Now Janet says she is looking forward to spending more time with her family, including her 83-year-old mother and four grandchildren but acknowledges it will be a hard adjustment.
I will miss it all. It puts life into perspective. I’m so fortunate that I have had two children that are grown up and have children of their own and we are good. I’m grateful. These families aren’t here out of choice.

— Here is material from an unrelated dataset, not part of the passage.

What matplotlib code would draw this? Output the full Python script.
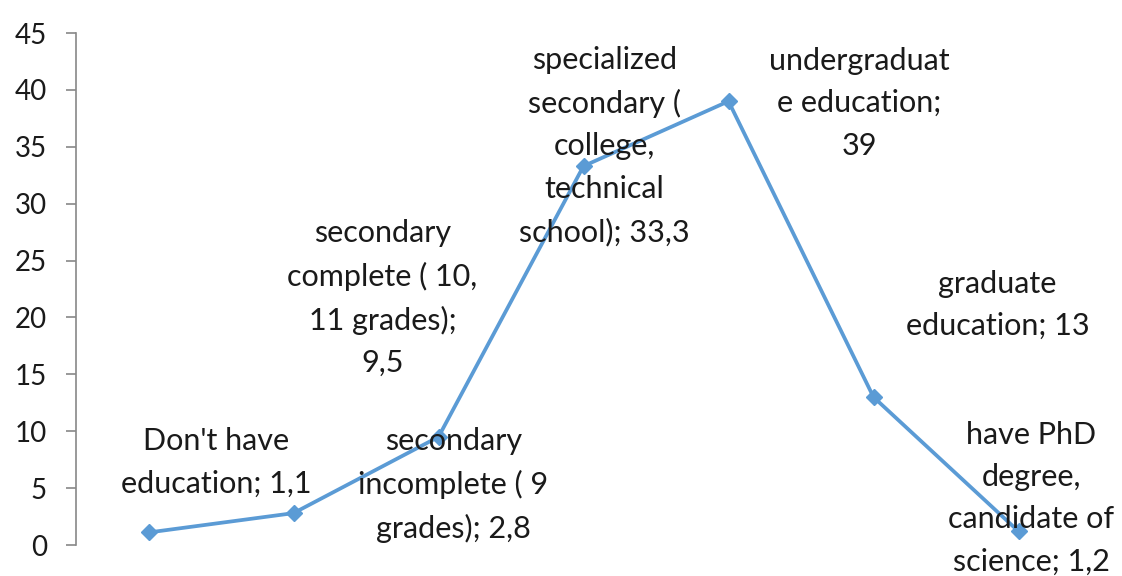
import matplotlib
matplotlib.use("Agg")
import matplotlib.pyplot as plt

categories = ["Don't have education", "secondary incomplete ( 9 grades)",
              "secondary complete ( 10, 11 grades)", "specialized secondary ( college, technical school)",
              "undergraduate education", "graduate education", "have PhD degree, candidate of science"]
values = [1.1, 2.8, 9.5, 33.3, 39, 13, 1.2]
label_texts = ["Don't have\neducation; 1,1",
               "secondary\nincomplete ( 9\ngrades); 2,8",
               "secondary\ncomplete ( 10,\n11 grades);\n9,5",
               "specialized\nsecondary (\ncollege,\ntechnical\nschool); 33,3",
               "undergraduat\ne education;\n39",
               "graduate\neducation; 13",
               "have PhD\ndegree,\ncandidate of\nscience; 1,2"]
label_offsets = [(68, 70), (160, 28), (-56, 139), (21, 20), (131, -2), (124, 92), (13, 33)]
yticks = [0, 5, 10, 15, 20, 25, 30, 35, 40, 45]

plt.rcParams['font.family'] = ['Lato', 'DejaVu Sans']
fig = plt.figure(figsize=(11.22, 5.76), dpi=100)
ax = fig.add_axes([76/1122, 1-545/576, (1091-76)/1122, (545-33)/576])
x = list(range(len(values)))
color = '#5B9BD5'
ax.plot(x, values, color=color, lw=2.7, marker='D', ms=8, mfc=color, mec=color, clip_on=False)
for xi, v, t, off in zip(x, values, label_texts, label_offsets):
    ax.annotate(t, (xi, v), xytext=off, textcoords='offset pixels', ha='center', va='center',
                fontsize=22, color='#1a1a1a', linespacing=1.62)
ax.set_xlim(-0.5, len(values)-0.5)
ax.set_ylim(0, 45)
ax.set_yticks(yticks)
ax.set_yticklabels([str(t) for t in yticks], fontsize=20, color='#1a1a1a')
ax.set_xticks([])
for s in ['top', 'right', 'bottom']:
    ax.spines[s].set_visible(False)
ax.spines['left'].set_color('#888888')
ax.spines['left'].set_linewidth(1.2)
ax.tick_params(axis='y', length=7, color='#888888', width=1.2, pad=14)
fig.savefig('out.png', dpi=100)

I think we have to make their journey here the best we can.
Sarah Holroyd, Ward Sister said Janet has provided “the highest standard of care” to children and families and will be “truly missed”. She highlighted her as being “especially invaluable” in supporting breastfeeding mothers and added:
Janet is so kind and thoughtful and throughout her years of working for our unit, from Killingbeck Hospital to Ward 51 and everything in between, we have appreciated all of her hard work, often going above and beyond her role.
Sharon Milner, CEO of Children’s Heart Surgery Fund, said:
Janet is someone people have been able to rely on, her calming influence, can-do attitude has lasted through multiple decades, as she helped support both staff members and patients, through their journey.
Janet has played a vital role in the Congenital Heart service, and she has looked after thousands of families; she will be missed by her colleagues. Janet’s kind nature, and fantastic work ethic will be remembered by many for a long time to come.
CHSF staff and trustees wish her a very happy retirement.